Pay fights in restaurants usually do not begin with a giant fraud scheme. They start with small changes that add up: a missed punch, a “fixed” clock-out time, a cut shift that was never fully explained, or a break that was technically scheduled but never actually taken. It is easy for a manager to say the edit was harmless or the missing minutes were an accident. It is much harder to challenge that story if you have no record of your own.

This is especially true in a business defined by constant motion. The DOL’s restaurant guidance says the FLSA applies to restaurant and fast-food establishments, meaning businesses primarily engaged in selling and serving prepared food and beverages for consumption on or off the premises. That covers the dining room, the drive-thru, the takeout counter, and all the messy places in between where time can disappear.

For line cooks, dish staff, hosts, bartenders and servers, the practical lesson is to treat your pay records the way you treat your cash drawer count or tip-out log: something worth checking every shift. A small mismatch in one week can become a larger problem when schedules shift, staffing is tight, or turnover means nobody remembers who changed what.

Tips, tip credit and the 30-dollar test

Tip records deserve special attention because restaurant pay is often built on a mix of direct wages and customer gratuities. The DOL says a tipped employee customarily and regularly receives more than $30 a month in tips. If an employer is claiming a tip credit, the employer must ensure the employee receives enough tips plus direct cash wages in each workweek to meet minimum wage and overtime requirements.

AI-generated illustration
AI-generated illustration

That means the math has to work every week, not just over a vague stretch of busy nights. If your tip-outs, pooled tips or declared tips do not line up with the hours you worked, that gap can become central in a wage dispute. Keep your own note of what you earned, what you handed over, and what the register or point-of-sale system said you declared.

The DOL also says managers and supervisors may not keep employees’ tips. That rule matters in places where supervisory staff hover close to the tip pool, touch the cash, or try to route gratuities through a house system. If a person is acting as management, those tips are not theirs to take.

Overtime and off-the-clock work are part of the same problem

Restaurant payroll problems often show up fastest in overtime. The DOL says overtime generally has to be paid at one and one-half times the regular rate for hours worked over 40 in a workweek. If your extra hour on a Saturday or late clean-up on a Sunday never makes it into the system, that missing time can affect both regular wages and overtime pay.

Off-the-clock work is where the records become even more important. The Economic Policy Institute says wage theft can include off-the-clock work, meal-break violations, illegal deductions, tipped minimum wage violations and misclassification. The National Employment Law Project lists the same types of problems, including failure to pay minimum wage or overtime, off-the-clock work, meal break violations, illegal deductions, tipped minimum wage violations and employee misclassification.
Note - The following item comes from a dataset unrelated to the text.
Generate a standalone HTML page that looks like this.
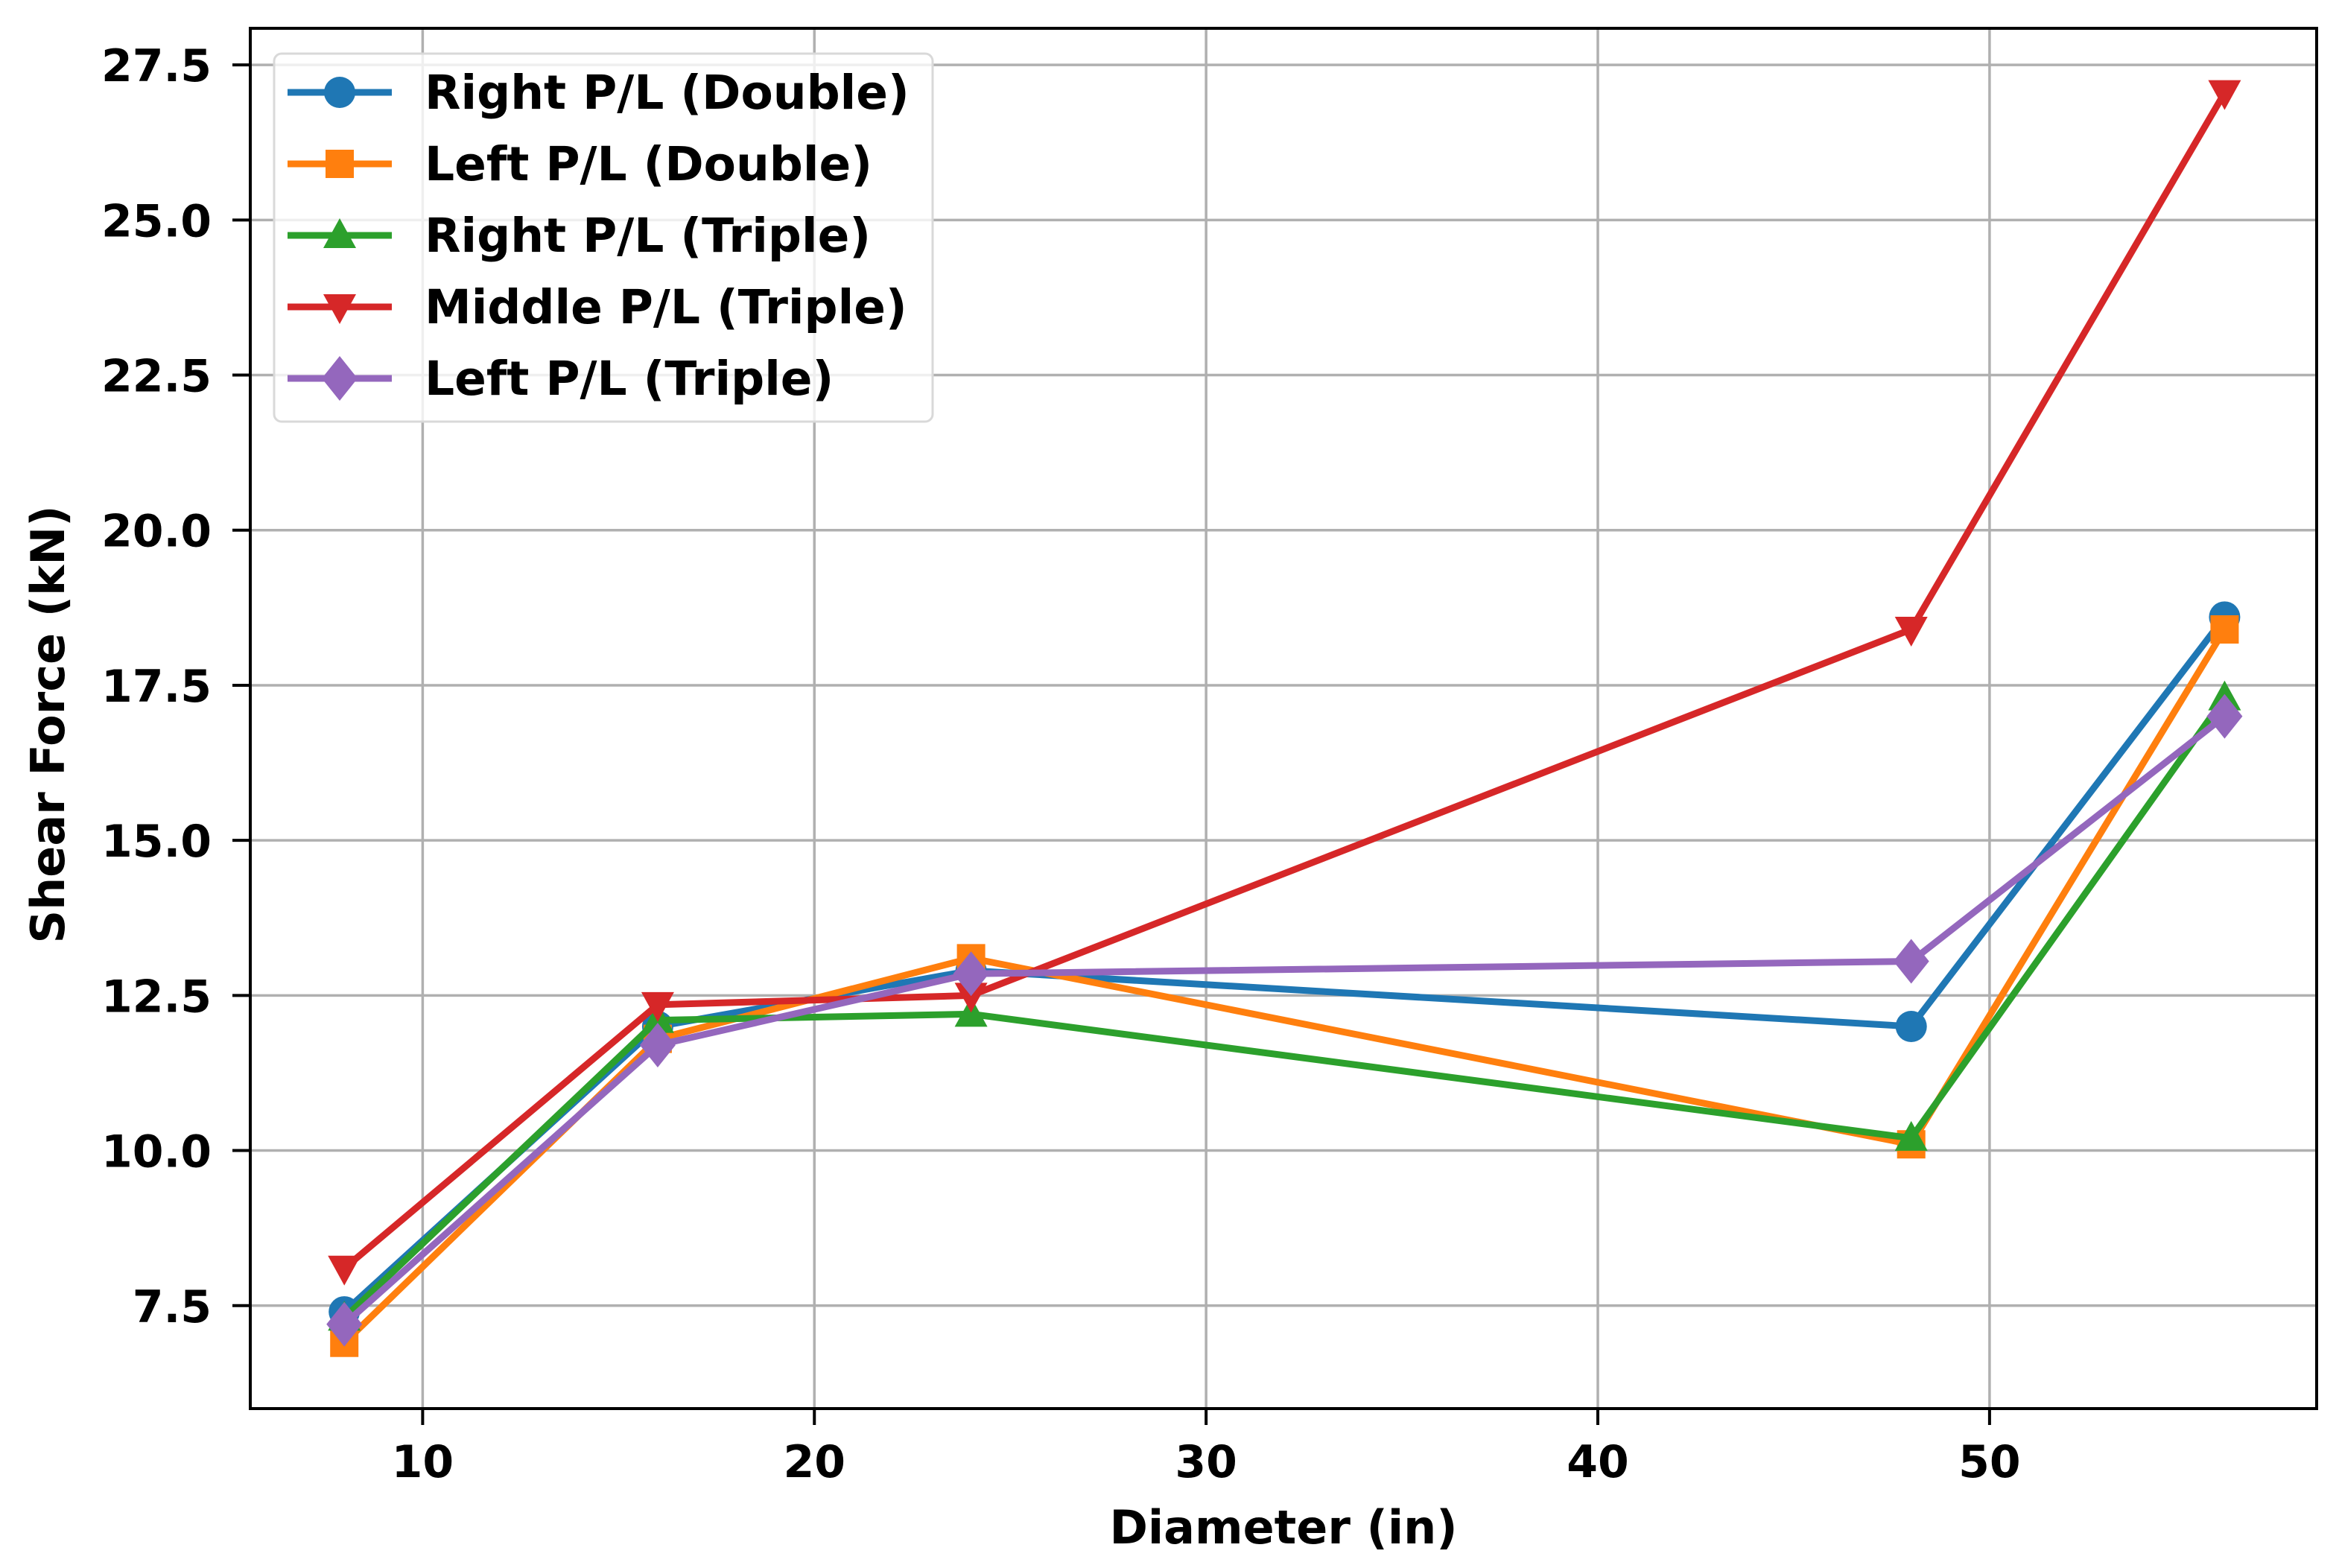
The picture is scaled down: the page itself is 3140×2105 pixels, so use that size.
<!DOCTYPE html>
<html><head><meta charset="utf-8"><style>
html,body{margin:0;padding:0;background:#fff}
svg{display:block}
text{font-family:"DejaVu Sans","Liberation Sans",sans-serif;font-weight:bold;fill:#000}
</style></head><body>
<svg id="chart" width="3140" height="2105" viewBox="0 0 3140 2105" xmlns="http://www.w3.org/2000/svg">
<rect width="3140" height="2105" fill="#fff"/>
<g id="grid"></g>
<g id="axes"></g>
<g id="series"></g>
<g id="legend"></g>
</svg>
<script>
const xValues = [8, 16, 24, 48, 56];
const rightDouble = [7.4, 12.0, 12.9, 12.0, 18.6];
const leftDouble = [6.9, 11.8, 13.1, 10.1, 18.4];
const rightTriple = [7.3, 12.1, 12.2, 10.2, 17.3];
const middleTriple = [8.1, 12.35, 12.5, 18.4, 27.05];
const leftTriple = [7.2, 11.7, 12.85, 13.05, 17.0];
const xTicks = [10, 20, 30, 40, 50];
const yTicks = [7.5, 10.0, 12.5, 15.0, 17.5, 20.0, 22.5, 25.0, 27.5];
const seriesNames = ["Right P/L (Double)", "Left P/L (Double)", "Right P/L (Triple)", "Middle P/L (Triple)", "Left P/L (Triple)"];

const NS = "http://www.w3.org/2000/svg";
const L = 336, R = 3110, T = 38, B = 1891;
const XMIN = 5.6, XMAX = 58.35, YMIN = 5.84, YMAX = 28.09;
const sx = v => L + (v - XMIN) / (XMAX - XMIN) * (R - L);
const sy = v => B - (v - YMIN) / (YMAX - YMIN) * (B - T);
function mk(tag, attrs, parent) {
  const e = document.createElementNS(NS, tag);
  for (const k in attrs) e.setAttribute(k, attrs[k]);
  parent.appendChild(e);
  return e;
}
const grid = document.getElementById('grid'), axes = document.getElementById('axes');
const series = document.getElementById('series'), legend = document.getElementById('legend');

xTicks.forEach(t => {
  const x = sx(t);
  const g = mk('line', {x1: x, x2: x, y1: T, y2: B, stroke: '#b0b0b0', 'stroke-width': 3.5}, grid);
  
  
  const tk = mk('line', {x1: x, x2: x, y1: B, y2: B + 22, stroke: '#000', 'stroke-width': 4}, axes);
  
  
  const tx = mk('text', {x: x, y: B + 92, 'text-anchor': 'middle', 'font-size': 60}, axes);
  tx.textContent = t;
  
  
});
yTicks.forEach(t => {
  const y = sy(t);
  const g = mk('line', {x1: L, x2: R, y1: y, y2: y, stroke: '#b0b0b0', 'stroke-width': 3.5}, grid);
  
  
  const tk = mk('line', {x1: L - 24, x2: L, y1: y, y2: y, stroke: '#000', 'stroke-width': 4}, axes);
  
  
  const tx = mk('text', {x: L - 52, y: y + 22, 'text-anchor': 'end', 'font-size': 60}, axes);
  tx.textContent = t.toFixed(1);
  
  
});
const frame = mk('rect', {x: L, y: T, width: R - L, height: B - T, fill: 'none', stroke: '#000', 'stroke-width': 4}, axes);


const xl = mk('text', {x: (L + R) / 2, y: 2072, 'text-anchor': 'middle', 'font-size': 62}, axes);
xl.textContent = 'Diameter (in)';


const yl = mk('text', {x: 0, y: 0, 'text-anchor': 'middle', 'font-size': 62, transform: 'translate(86,' + ((T + B) / 2 + 8) + ') rotate(-90)'}, axes);
yl.textContent = 'Shear Force (kN)';



const colors = ['#1f77b4', '#ff7f0e', '#2ca02c', '#d62728', '#9467bd'];
const markers = ['circle', 'square', 'tri-up', 'tri-down', 'diamond'];
const data = [rightDouble, leftDouble, rightTriple, middleTriple, leftTriple];
function marker(type, x, y, c, parent) {
  let e;
  if (type === 'circle') e = mk('circle', {cx: x, cy: y, r: 21, fill: c}, parent);
  else if (type === 'square') e = mk('rect', {x: x - 19, y: y - 19, width: 38, height: 38, fill: c}, parent);
  else if (type === 'tri-up') e = mk('polygon', {points: `${x},${y-23} ${x+22},${y+17} ${x-22},${y+17}`, fill: c}, parent);
  else if (type === 'tri-down') e = mk('polygon', {points: `${x},${y+23} ${x+22},${y-17} ${x-22},${y-17}`, fill: c}, parent);
  else e = mk('polygon', {points: `${x},${y-30} ${x+24},${y} ${x},${y+30} ${x-24},${y}`, fill: c}, parent);
  return e;
}
data.forEach((vals, i) => {
  const g = mk('g', {}, series);
  
  
  const pts = vals.map((v, j) => sx(xValues[j]) + ',' + sy(v)).join(' ');
  const pl = mk('polyline', {points: pts, fill: 'none', stroke: colors[i], 'stroke-width': 9, 'stroke-linejoin': 'round'}, g);
  
  
  vals.forEach((v, j) => {
    const m = marker(markers[i], sx(xValues[j]), sy(v), colors[i], g);
    
    
  });
});

const lb = mk('rect', {x: 368, y: 72, width: 884, height: 494, rx: 10, fill: '#fff', 'fill-opacity': 0.8, stroke: '#d9d9d9', 'stroke-width': 3}, legend);


seriesNames.forEach((n, i) => {
  const y = 124 + i * 96;
  const g = mk('g', {}, legend);
  
  
  mk('line', {x1: 386, x2: 526, y1: y, y2: y, stroke: colors[i], 'stroke-width': 9}, g);
  marker(markers[i], 456, y, colors[i], g);
  const t = mk('text', {x: 570, y: y + 22, 'font-size': 63}, g);
  t.textContent = n;
});
</script>
</body></html>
Those categories are not abstract. They describe the daily friction of restaurant labor: opening duties before the time clock, cleaning after closing, prep work during “off” minutes, or an unofficial break that gets skipped because the line is slammed. If that work is required, it belongs in your record.

What managers should do before records become disputes

Clean payroll starts with clean timekeeping. Managers who run a restaurant well do not wait for a dispute to fix errors. They correct exceptions promptly, keep payroll practice consistent and make sure workers can see that clock edits are not being used as a casual way to lower labor costs.

The DOL also says employers must post the official wage and hour poster, which is a basic reminder that pay rules are not optional. In a place where workers are hourly, tipped or partly exempt, that poster is not wall decor. It is part of the legal framework that should govern every schedule change, every meal break and every tip calculation.

For employees, the best habit is to compare your own notes against your paystub as soon as possible. If the numbers do not match, the sooner you raise it, the easier it is to correct. If they do match, your record still gives you protection if the dispute comes later.

Why this matters beyond one paycheck

The bigger picture is not just a bookkeeping lesson. The Economic Policy Institute says more than $1.5 billion in stolen wages were recovered for workers between 2021 and 2023, which shows how often pay problems reach the level of formal recovery. In low-wage work, especially restaurants, wage theft is usually not dramatic in the moment. It is the slow loss of minutes, breaks, tips and overtime that adds up over time.

That is why the best protection is often the simplest one. Keep your own record. Write down the shift, the breaks, the tips and the weird edits. In a business where every minute can be monetized, the worker who documents the minute is in the stronger position when payroll does not add up.